Personality and Temperament
The Xoloitzcuintli is prized as both a companion and guard dog. Xolos are intelligent and generally take to training easily, as long as the training is gentle and consistent. The breed has a calm demeanor and remains attentive to its surroundings.
THINGS TO CONSIDER
Xolos do not respond well to harsh training methods. Although the Xoloitzcuintli is a relaxed breed, puppies are more high energy and require daily exercise and attention. The Xolo does retain some of its more primitive characteristics, chiefly as a hunter of small game, so its environment should be one in which it will not be able to easily escape.
IDEAL LIVING CONDITIONS
The Xoloitzcuintli fares best in a loving home equipped with secure fences and closed gates. Daily walks or jogs and outdoor play during warm weather will benefit the Xolo’s health.
Skin care should be undertaken carefully, with regular checks to make sure the skin has not become too dry. Skin care products, lotions, shampoos or anything that has the potential to irritate the skin should be avoided. Xolos are also sensitive to harsh sunlight and cold temperatures and should never be left outdoors for long periods of time.
The Xoloitzcuintli is considered to be a generally healthy dog breed.
History and Background
This Xoloitzcuintli dog breed dates back some 3,500 years ago, to the time of the Aztecs. Thought to have gone extinct at one point because of its rarity, the Xoloitzcuintli made a come-back in the dog breed world in the 1950s after a campaign was waged to save the breed from obscurity.
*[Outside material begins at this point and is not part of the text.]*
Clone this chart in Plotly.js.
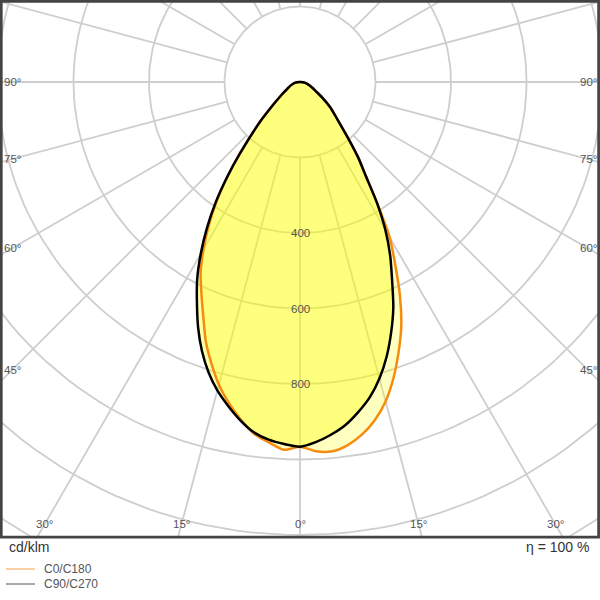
<!DOCTYPE html>
<html><head><meta charset="utf-8">
<script src="https://cdn.plot.ly/plotly-3.0.1.min.js"></script>
<style>html,body{margin:0;padding:0;background:#fff}</style>
</head><body><div id="chart" style="width:600px;height:600px"></div>
<script>
// gamma angles (deg from nadir) and intensities (cd/klm)
const gamma = [0,2.5,5,7.5,10,12.5,15,17.5,20,22.5,25,27.5,30,32.5,35,37.5,40,45,50,55,60,65,70,75,80,85,90];
const c0   = [966,979,982,970,948,917,876,823,763,701,627,547,475,380,304,255,206,140,105,72,48,36,27,20,14,8,0];
const c180 = [966,975,958,939,907,871,830,781,730,670,618,570,511,449,384,314,248,151,90,60,42,33,26,20,14,8,0];
const c90  = [966,955,938,917,888,855,813,763,706,646,577,517,452,379,304,255,206,140,105,72,48,36,27,20,14,8,0];
const c270 = [966,960,951,936,910,879,846,806,759,705,646,590,526,459,390,317,248,151,90,60,42,33,26,20,14,8,0];
const ringValues = [200,400,600,800,1000,1200,1400,1600];
const rayAngles = [0,15,30,45,60,75,90,105,120,135,150,165,180,195,210,225,240,255,270,285,300,315,330,345];
const ringLabels = [400,600,800];
const angleLabels = [0,15,30,45,60,75,90];
const legendNames = ['C0/C180','C90/C270'];

// layout geometry (pixels)
const W = 600, PH = 538, CX = 300, CY = 82, S = 0.3775; // px per cd/klm
const xr = [-CX/S, (W-CX)/S];
const yr = [-(PH-CY)/S, CY/S];
const rad = d => d*Math.PI/180;

function outline(left, right){
  const xs=[], ys=[];
  for(let i=gamma.length-1;i>=0;i--){const g=rad(gamma[i]);xs.push(-left[i]*Math.sin(g));ys.push(-left[i]*Math.cos(g));}
  for(let i=1;i<gamma.length;i++){const g=rad(gamma[i]);xs.push(right[i]*Math.sin(g));ys.push(-right[i]*Math.cos(g));}
  return {xs,ys};
}

// grid
const gx=[], gy=[];
ringValues.forEach(r=>{for(let a=0;a<=360;a+=2){gx.push(r*Math.sin(rad(a)));gy.push(-r*Math.cos(rad(a)));}gx.push(null);gy.push(null);});
rayAngles.forEach(a=>{const s=Math.sin(rad(a)),c=Math.cos(rad(a));gx.push(200*s,3000*s,null);gy.push(-200*c,-3000*c,null);});

const o = outline(c180, c0);
const b = outline(c270, c90);
const gridStyle = {color:'rgb(206,206,206)', width:1.8};
const traces = [
  {x:gx,y:gy,mode:'lines',line:gridStyle,hoverinfo:'skip',showlegend:false},
  {x:o.xs,y:o.ys,mode:'none',fill:'toself',fillcolor:'rgba(255,255,0,0.25)',hoverinfo:'skip',showlegend:false},
  {x:b.xs,y:b.ys,mode:'none',fill:'toself',fillcolor:'rgba(255,255,0,0.34)',hoverinfo:'skip',showlegend:false},
  {x:o.xs,y:o.ys,mode:'lines',line:{color:'rgb(245,140,15)',width:2.5,shape:'spline',smoothing:0.7},name:legendNames[0],showlegend:false},
  {x:b.xs,y:b.ys,mode:'lines',line:{color:'#000',width:2.5,shape:'spline',smoothing:0.7},name:legendNames[1],showlegend:false}
];

const annotations = [];
const lblFont = {family:'Liberation Sans, Arial, sans-serif', size:11.5, color:'#555'};
ringLabels.forEach(r=>annotations.push({x:0,y:-r,xref:'x',yref:'y',text:String(r),showarrow:false,font:lblFont}));
const sideT = (CX-12)/S, botT = (524-CY)/S;
angleLabels.forEach(a=>{
  const s=Math.sin(rad(a)), c=Math.cos(rad(a));
  const t = Math.min(s>0?sideT/s:Infinity, c>0.001?botT/c:Infinity);
  const sides = a===0?[1]:[-1,1];
  sides.forEach(sg=>annotations.push({x:sg*t*s,y:-t*c,xref:'x',yref:'y',text:a+'°',showarrow:false,font:lblFont}));
});
const py = p => (PH-p)/PH;
const txtFont = {family:'Liberation Sans, Arial, sans-serif', size:14, color:'#333'};
annotations.push({x:7/W,y:py(546.5),xref:'paper',yref:'paper',xanchor:'left',yanchor:'middle',text:'cd/klm',showarrow:false,font:txtFont});
annotations.push({x:591/W,y:py(547),xref:'paper',yref:'paper',xanchor:'right',yanchor:'middle',text:'η = 100 %',showarrow:false,font:txtFont});
const legFont = {family:'Liberation Sans, Arial, sans-serif', size:12, color:'#555'};
annotations.push({x:42/W,y:py(569),xref:'paper',yref:'paper',xanchor:'left',yanchor:'middle',text:legendNames[0],showarrow:false,font:legFont});
annotations.push({x:42/W,y:py(584),xref:'paper',yref:'paper',xanchor:'left',yanchor:'middle',text:legendNames[1],showarrow:false,font:legFont});

const shapes = [
  {type:'rect',xref:'paper',yref:'paper',x0:1.3/W,x1:598.6/W,y0:py(537.2),y1:py(1.3),line:{color:'#444',width:2.7}},
  {type:'line',xref:'paper',yref:'paper',x0:6/W,x1:35/W,y0:py(569),y1:py(569),line:{color:'rgb(245,160,70)',width:1}},
  {type:'line',xref:'paper',yref:'paper',x0:6/W,x1:35/W,y0:py(584),y1:py(584),line:{color:'#555',width:1}}
];

const layout = {
  width:600,height:600,margin:{l:0,r:0,t:0,b:600-PH,pad:0},
  paper_bgcolor:'#fff',plot_bgcolor:'#fff',showlegend:false,
  xaxis:{range:xr,visible:false,fixedrange:true},
  yaxis:{range:yr,visible:false,fixedrange:true},
  annotations, shapes
};
Plotly.newPlot('chart', traces, layout, {displayModeBar:false, staticPlot:true});
</script></body></html>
It is believed by some archeologists that the Xolo was brought to the Americas by people who migrated from the Asian continents to [what is now] the North American and South American continents, hypothetically settling as the first residents of the continents and holding their spot as the “natives” until later Europeans arrived.
The name Xoloitzcuintli is a portmanteau of Xolotl, the name of an Aztec Indian god, and Itzcuintli, the Aztec word for dog.